Im Radio hörte ich, die erste Regierungserklärung von Bundeskanzler Olaf Scholz habe etwas von „Opa liest den Koalitionsvertrag vor“. In den (a)sozialen Medien fremdschämen sich die selbsternannten Sprachpolizisten über den deutschen Englisch-Akzent von Außenministerin Annalena Baerbock. Und der designierte CDU-Vorsitzende Friedrich Merz gibt in der BamS zu Protokoll, dass Bundesgesundheitsminister Karl Lauterbach zwar unzweifelhaft vom Fach wäre, aber wie Kassandra wirke, wenn er erstens weiter schwarzmalt, ohne zweitens genauere Zahlen vorzulegen. Und Bundesfinanzminister Christian Lindner wird dafür angegriffen, dass er die Umwidmung von nicht abgerufenen Bundeszuschüssen zugunsten von Klimaprojekten mit genau dem Argument rechtfertigt, das er im Wahlkampf noch als unseriös abgelehnt hat.

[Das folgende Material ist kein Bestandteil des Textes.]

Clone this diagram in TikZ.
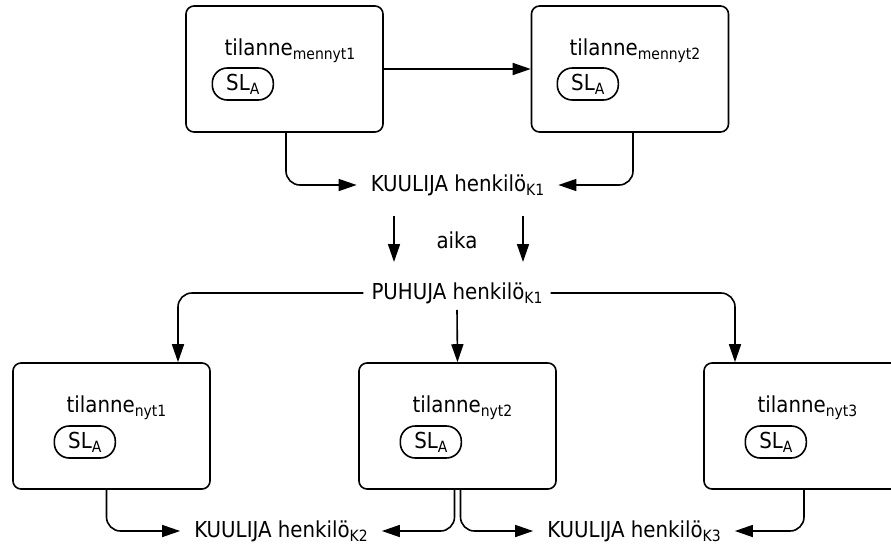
\documentclass[tikz,border=0pt]{standalone}
\usepackage{fontspec}
\setmainfont{DejaVu Sans Condensed}
\usetikzlibrary{arrows.meta,calc}
% lowered, smaller index text
\newcommand\lo[1]{\raisebox{-4pt}{\fontsize{15.5}{15.5}\selectfont #1}}
\begin{document}
\begin{tikzpicture}[x=1pt,y=-1pt,
  every node/.style={font=\fontsize{22}{26}\selectfont, inner sep=0pt},
  box/.style={draw, line width=1.6pt, rounded corners=8pt, minimum width=197pt, minimum height=126pt},
  title/.style={anchor=base},
  pill/.style={draw, line width=1.6pt, rounded corners=15pt, minimum width=61pt, minimum height=32pt, anchor=west},
  conn/.style={line width=1.6pt, rounded corners=14pt, -{Triangle[length=18pt,width=12pt]}},
]
\clip (0,0) rectangle (891,555);
\fill[white] (0,0) rectangle (891,555);

% past situations
\node[box] (b1) at (284.5,69) {};
\node[box] (b2) at (630,69) {};
\node[title] (t1) at (290,55) {tilanne\lo{mennyt1}};
\node[title] (t2) at (635,55) {tilanne\lo{mennyt2}};
\node[pill] (p1) at ($(t1.west |- b1.center)+(-13,15)$) {SL\lo{A}};
\node[pill] (p2) at ($(t2.west |- b2.center)+(-13,15)$) {SL\lo{A}};

% present situations
\node[box] (bL) at (111.5,426) {};
\node[box] (bM) at (457.5,426) {};
\node[box] (bR) at (802.5,426) {};
\node[title] (tL) at (116.5,412) {tilanne\lo{nyt1}};
\node[title] (tM) at (462.5,412) {tilanne\lo{nyt2}};
\node[title] (tR) at (807.5,412) {tilanne\lo{nyt3}};
\node[pill] (pL) at ($(tL.west |- bL.center)+(-13,16)$) {SL\lo{A}};
\node[pill] (pM) at ($(tM.west |- bM.center)+(-13,16)$) {SL\lo{A}};
\node[pill] (pR) at ($(tR.west |- bR.center)+(-13,16)$) {SL\lo{A}};

% persons
\node (k1) at (457.5,185) {KUULIJA henkilö\lo{K1}};
\node (aika) at (457,240) {aika};
\node (pu) at (457,293) {PUHUJA henkilö\lo{K1}};
\node (k2) at (281,531) {KUULIJA henkilö\lo{K2}};
\node (k3) at (634,531) {KUULIJA henkilö\lo{K3}};

\coordinate (a1s) at (394,216);
\coordinate (a1e) at (394,262);
\coordinate (a2s) at (523,216);
\coordinate (a2e) at (523,262);

% connectors
\draw[conn] (b1.east) -- (b2.west);
\draw[conn] ([xshift=1.5pt]b1.south) |- ([xshift=-14pt]k1.west);
\draw[conn] ([xshift=3pt]b2.south) |- ([xshift=14pt]k1.east);
\draw[conn] (a1s) -- (a1e);
\draw[conn] (a2s) -- (a2e);
\draw[conn] ([xshift=-8pt]pu.west) -| ([xshift=66.5pt]bL.north);
\draw[conn] ([yshift=-6pt]pu.south) -- (bM.north);
\draw[conn] ([xshift=8pt]pu.east) -| ([xshift=-67.5pt]bR.north);
\draw[conn] ([xshift=-5pt]bL.south) |- ([xshift=-14pt]k2.west);
\draw[conn] ([xshift=-3pt]bM.south) |- ([xshift=14pt]k2.east);
\draw[conn] ([xshift=3pt]bM.south) |- ([xshift=-14pt]k3.west);
\draw[conn] ([xshift=1.5pt]bR.south) |- ([xshift=14pt]k3.east);
\end{tikzpicture}
\end{document}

Zunächst zu den Finanzen: In einer Zeit, in der wir Investitionen an praktisch allen Fronten benötigen – angefangen im Bildungs- und Gesundheitswesen über die Infrastruktur auf Straßen und Schienen sowie in den Strom- und Datennetzen bis zu weitreichenden Corona- und Klima-Projekten und der Stärkung unserer Sicherheit sowohl an den europäischen Außengrenzen als auch im Innern gegen rechte Hetze und Hass –, ist der jetzige Nachtragshaushalt das richtige Signal. Dass man nach langen Koalitionsverhandlungen dafür seine frühere Meinung kassiert, ist eher ein Ausdruck von Einsicht als von Wankelmut.

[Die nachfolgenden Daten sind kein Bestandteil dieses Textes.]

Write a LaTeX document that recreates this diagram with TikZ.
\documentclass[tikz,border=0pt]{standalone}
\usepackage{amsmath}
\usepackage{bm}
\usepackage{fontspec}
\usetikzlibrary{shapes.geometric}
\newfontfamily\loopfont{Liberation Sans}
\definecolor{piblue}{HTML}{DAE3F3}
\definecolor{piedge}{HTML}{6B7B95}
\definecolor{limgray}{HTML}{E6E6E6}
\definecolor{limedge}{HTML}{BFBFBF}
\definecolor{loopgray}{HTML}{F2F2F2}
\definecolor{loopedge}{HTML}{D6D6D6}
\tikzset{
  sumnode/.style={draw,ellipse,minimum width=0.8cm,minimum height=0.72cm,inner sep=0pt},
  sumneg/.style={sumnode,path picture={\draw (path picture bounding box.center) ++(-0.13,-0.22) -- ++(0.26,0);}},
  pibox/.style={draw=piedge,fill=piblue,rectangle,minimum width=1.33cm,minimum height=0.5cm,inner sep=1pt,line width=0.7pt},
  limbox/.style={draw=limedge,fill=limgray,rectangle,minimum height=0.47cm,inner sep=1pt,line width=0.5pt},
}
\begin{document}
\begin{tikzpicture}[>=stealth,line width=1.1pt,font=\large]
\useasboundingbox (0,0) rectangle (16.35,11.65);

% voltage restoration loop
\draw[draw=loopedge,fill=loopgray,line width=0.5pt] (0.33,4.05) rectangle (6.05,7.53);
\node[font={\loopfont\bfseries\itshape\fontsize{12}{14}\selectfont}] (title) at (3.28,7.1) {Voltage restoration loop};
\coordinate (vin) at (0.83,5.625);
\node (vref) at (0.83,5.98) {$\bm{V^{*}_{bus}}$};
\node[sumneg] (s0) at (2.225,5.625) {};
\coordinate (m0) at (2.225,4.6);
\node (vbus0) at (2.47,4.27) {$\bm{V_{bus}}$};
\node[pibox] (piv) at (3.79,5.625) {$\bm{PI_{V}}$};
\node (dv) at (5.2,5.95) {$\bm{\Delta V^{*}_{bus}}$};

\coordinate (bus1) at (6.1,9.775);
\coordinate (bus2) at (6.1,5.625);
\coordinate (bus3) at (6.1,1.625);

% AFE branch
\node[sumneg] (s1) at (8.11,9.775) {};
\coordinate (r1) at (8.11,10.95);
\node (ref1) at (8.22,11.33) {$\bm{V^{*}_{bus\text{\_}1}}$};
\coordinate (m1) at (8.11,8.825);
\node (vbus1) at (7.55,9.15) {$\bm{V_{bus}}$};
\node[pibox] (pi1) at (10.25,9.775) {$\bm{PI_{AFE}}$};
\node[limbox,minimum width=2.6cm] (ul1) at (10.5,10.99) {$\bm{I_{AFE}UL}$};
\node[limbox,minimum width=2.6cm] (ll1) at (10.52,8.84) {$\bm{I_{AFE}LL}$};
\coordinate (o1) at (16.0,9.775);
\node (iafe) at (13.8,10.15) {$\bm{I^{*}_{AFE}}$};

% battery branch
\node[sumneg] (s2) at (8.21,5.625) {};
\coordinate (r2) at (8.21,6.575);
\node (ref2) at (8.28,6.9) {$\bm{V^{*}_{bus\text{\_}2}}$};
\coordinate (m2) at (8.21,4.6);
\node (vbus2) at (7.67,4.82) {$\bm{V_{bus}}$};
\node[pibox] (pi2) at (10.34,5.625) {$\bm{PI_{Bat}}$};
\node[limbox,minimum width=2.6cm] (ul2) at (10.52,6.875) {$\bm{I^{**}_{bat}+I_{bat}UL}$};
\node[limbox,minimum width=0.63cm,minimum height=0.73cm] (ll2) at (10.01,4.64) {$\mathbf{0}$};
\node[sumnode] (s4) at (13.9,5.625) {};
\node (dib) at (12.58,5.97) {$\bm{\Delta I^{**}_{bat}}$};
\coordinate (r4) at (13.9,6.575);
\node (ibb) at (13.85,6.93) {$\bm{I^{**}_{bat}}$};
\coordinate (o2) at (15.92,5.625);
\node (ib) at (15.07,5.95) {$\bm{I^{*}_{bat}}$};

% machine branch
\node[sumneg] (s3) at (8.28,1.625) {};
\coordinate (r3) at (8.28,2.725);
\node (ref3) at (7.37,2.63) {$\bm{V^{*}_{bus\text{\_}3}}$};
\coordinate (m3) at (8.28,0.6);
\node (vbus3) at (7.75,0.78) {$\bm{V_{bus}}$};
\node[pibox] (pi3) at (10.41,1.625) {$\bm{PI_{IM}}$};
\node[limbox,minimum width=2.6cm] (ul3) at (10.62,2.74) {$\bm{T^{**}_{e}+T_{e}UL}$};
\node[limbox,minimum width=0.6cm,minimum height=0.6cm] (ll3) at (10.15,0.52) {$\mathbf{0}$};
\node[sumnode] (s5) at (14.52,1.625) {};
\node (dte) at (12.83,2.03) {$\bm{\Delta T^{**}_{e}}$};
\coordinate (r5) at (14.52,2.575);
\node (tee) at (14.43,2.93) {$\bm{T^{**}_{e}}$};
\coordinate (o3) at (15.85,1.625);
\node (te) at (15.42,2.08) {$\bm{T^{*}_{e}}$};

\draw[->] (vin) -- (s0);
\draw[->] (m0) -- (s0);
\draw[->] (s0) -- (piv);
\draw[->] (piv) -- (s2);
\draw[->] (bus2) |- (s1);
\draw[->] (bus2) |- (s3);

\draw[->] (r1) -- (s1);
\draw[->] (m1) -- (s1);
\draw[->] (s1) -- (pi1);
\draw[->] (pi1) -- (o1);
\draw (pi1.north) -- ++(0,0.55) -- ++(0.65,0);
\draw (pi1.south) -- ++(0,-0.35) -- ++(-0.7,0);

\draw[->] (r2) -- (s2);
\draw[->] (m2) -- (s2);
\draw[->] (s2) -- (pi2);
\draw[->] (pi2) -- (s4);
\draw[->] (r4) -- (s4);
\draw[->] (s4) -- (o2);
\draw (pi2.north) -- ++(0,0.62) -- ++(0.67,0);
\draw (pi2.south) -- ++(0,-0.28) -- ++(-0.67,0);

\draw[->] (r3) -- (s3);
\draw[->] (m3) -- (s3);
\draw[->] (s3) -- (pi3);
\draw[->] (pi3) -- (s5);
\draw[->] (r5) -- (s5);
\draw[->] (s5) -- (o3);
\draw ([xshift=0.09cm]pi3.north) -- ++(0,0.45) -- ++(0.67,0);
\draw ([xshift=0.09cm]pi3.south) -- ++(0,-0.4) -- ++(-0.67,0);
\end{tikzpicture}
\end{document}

Dann zum Bundeskanzler: Die Wähler hatten es an der Urne in der Hand, einer rheinischen Frohnatur den Vorzug zu geben. Sie haben aber die hanseatische Mischung aus Angela Merkel und Helmut Schmidt (beide aus Hamburg) bevorzugt – wissend, dass in den kommenden vier Jahren dröge Sachlichkeit präsentiert werden würde. Wir werden auch künftig nicht damit rechnen können, dass Regierungserklärungen von der Ampel-Muse geküsst werden. Wir werden ihn nicht nach seinen Reden, sondern nach seinen Taten messen müssen.

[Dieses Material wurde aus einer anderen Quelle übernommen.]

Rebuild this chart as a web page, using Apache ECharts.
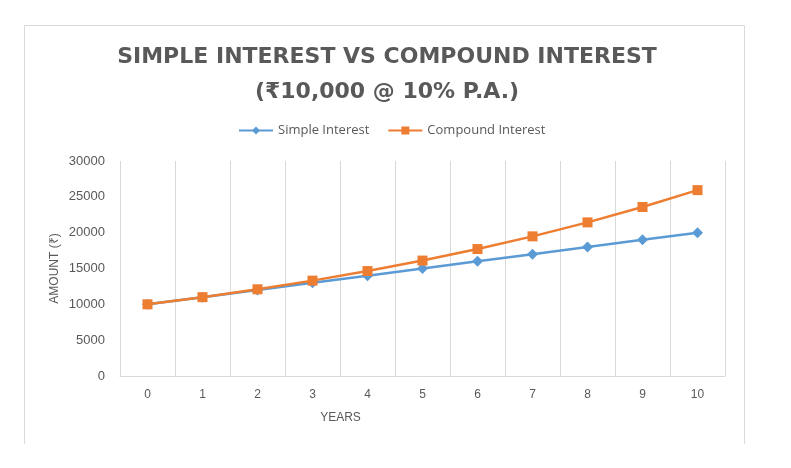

Zu Deutschlands erfrischend jungem Gesicht in der Außenpolitik: Annalena Baerbock hat – sofern man das beurteilen kann, ohne unmittelbar dabei gewesen zu sein – einen souveränen Auftritt bei ihren ersten Auslandsaufenthalten hingelegt. Sie hat gegenüber Russland bereits klare Kante gezeigt. Und ihr Englisch ist – jedenfalls in den Ohren von CNN-Korrespondent Frederik Pleitgen – „außerordentlich gut“. Wir liebten John F. Kennedy für seinen Akzent, als er „Ick bin ain Börlina“ rief. Und wir haben uns auch nie gefragt, mit welchem Akzent Angela Merkel russisch spricht.
Und schließlich zu „Lauti“, wie der Bundesgesundheitsminister in WDR-Sketchen genannt wird: Sein Amtsantritt noch vor seiner Vereidigung beweist, mit welchem Engagement jetzt die Corona-Krise angegangen wird. Dass er sich bei der Impfdosen-Inventur ausdrücklich vor seinen Vorgänger stellt, ist ehrenwert. Und dass er Impfgegnern die Auswirkungen ihrer Verweigerung in den dunkelsten Tönen ausmalt, ist wohl eher der Beratungs-Resistenz dieser Ego-Shooter anzulasten, die die ganze Gesellschaft in eine Corona-Geiselhaft nehmen.
Baerbock-Bashing, Lauterbach-Lästern, Scholz-Schuhriegeln – wir Deutschen kommen einfach nicht heraus aus der Mäkel-Ära. Das hat Tradition: Die Häme, mit der diese Bundesregierung überzogen wird, erinnert an die „Birne Kohl“-Karikaturen der achtziger Jahre. Von der Häme ist es aber nur ein kleiner, wenn auch entscheidender Schritt zur Hetze. Wir bereiten auf diese Weise den Ton vor, mit dem die Rechte dieses Land überzieht. Wir sollten endlich die Mäkel-Ära hinter uns lassen.